Abstract
To comply with the NOx and particles limits of the Euro 4 emissions regulations with low fuel consumption, it has been necessary to use additional strategies with the classic injection timing retardation. One of the more important systems has been the EGR (Exhaust Gas Recirculation) circuit. This strategy result in lower combustion temperatures, and so, the use of EGR cause a decrease of the NOx emissions at the same time that increase soot emissions due to low concentrations of the O2 in the cylinders. Therefore, the quantity of the recirculated exhaust gases must be limited to ensure that the combustion chamber receives enough oxygen to support combustion of the injected fuel.
In this way, this effect is clearly more important during a transient process where the late response of the turbocharger produce less airflow in the engine than during a stationary process. Thereby, in order to avoid the particulate emissions during the transient process, it is necessary to limit both the mass fuel flow and the EGR flow.
The actual engines are controlled with an Electronic Control Unit (ECU). These ECUs dispose several maps to control the mass fuel injected into the cylinders. Normally, the implemented maps at ECU are the result of a lot of test over the engine in standard bench. At this moment, in those tests, the EGR percentages are not taken into account to implement the injection maps.
The objective of this article is to show a methodology to improve the injection maps during a load transient process in turbocharger engine with EGR during a load transient process.
The soot emissions during a transient process could be avoided with the limitation of the 1/AFR (mass fuel/air in the cylinder) under a target value. This target value can be fixed or can be depended on other parameters like function mode (crankshaft speed, intake pressure, %EGR, ). In this article, the relationship between AFR and the EGR percentage have been taken into account to obtain the correct injected mass of fuel.
This communication explains a methodology used in the Engine Department of the University Polytechnics of Valencia. To get an optimum fuel limitation map has been necessary to use both, result from the engine bench tests and result from a model named Wave Actions Model (WAM). This modelling program has been developed entirely at our Department and it has been employed and validated as an important tool in order to analyse many thermodynamics processes in internal combustion engines.

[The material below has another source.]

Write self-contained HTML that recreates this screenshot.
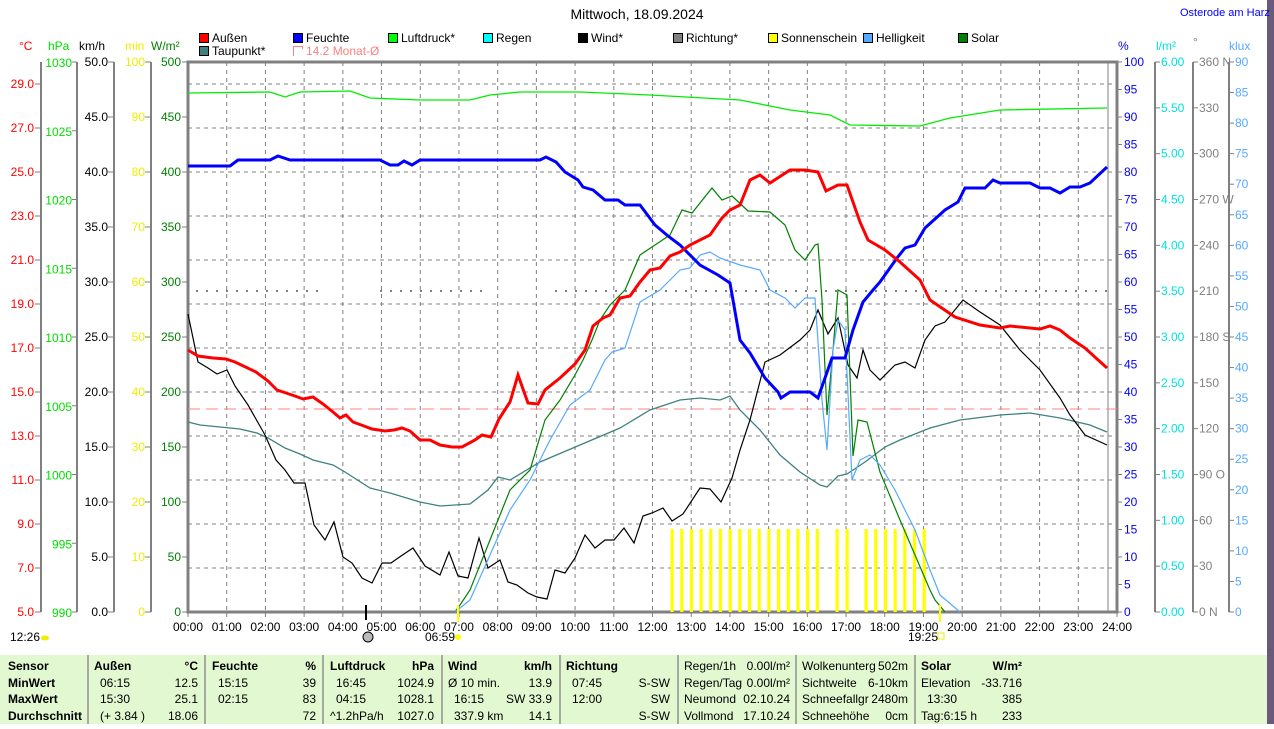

Using an exhaustive modelling of the engine during a transient process is possible to know the instantaneous fresh mass of air in the cylinder. With that information, the model can decide which quantity of mass fuel is injected to the cylinder. In this way, WAM controls the AFR in the cylinder. A new limitation map has been introduced in the ECU of the engine using, as a guide, the results from the model. The data obtained from the tests of the engine have been compared with the result from the model, assessing the accuracy of the predictions and generating correction criteria to adjust modelled criteria.
With a feedback between both result from the model and result from the test is possible to get several options in order to obtain the optimum fuel limitation map for each transient process.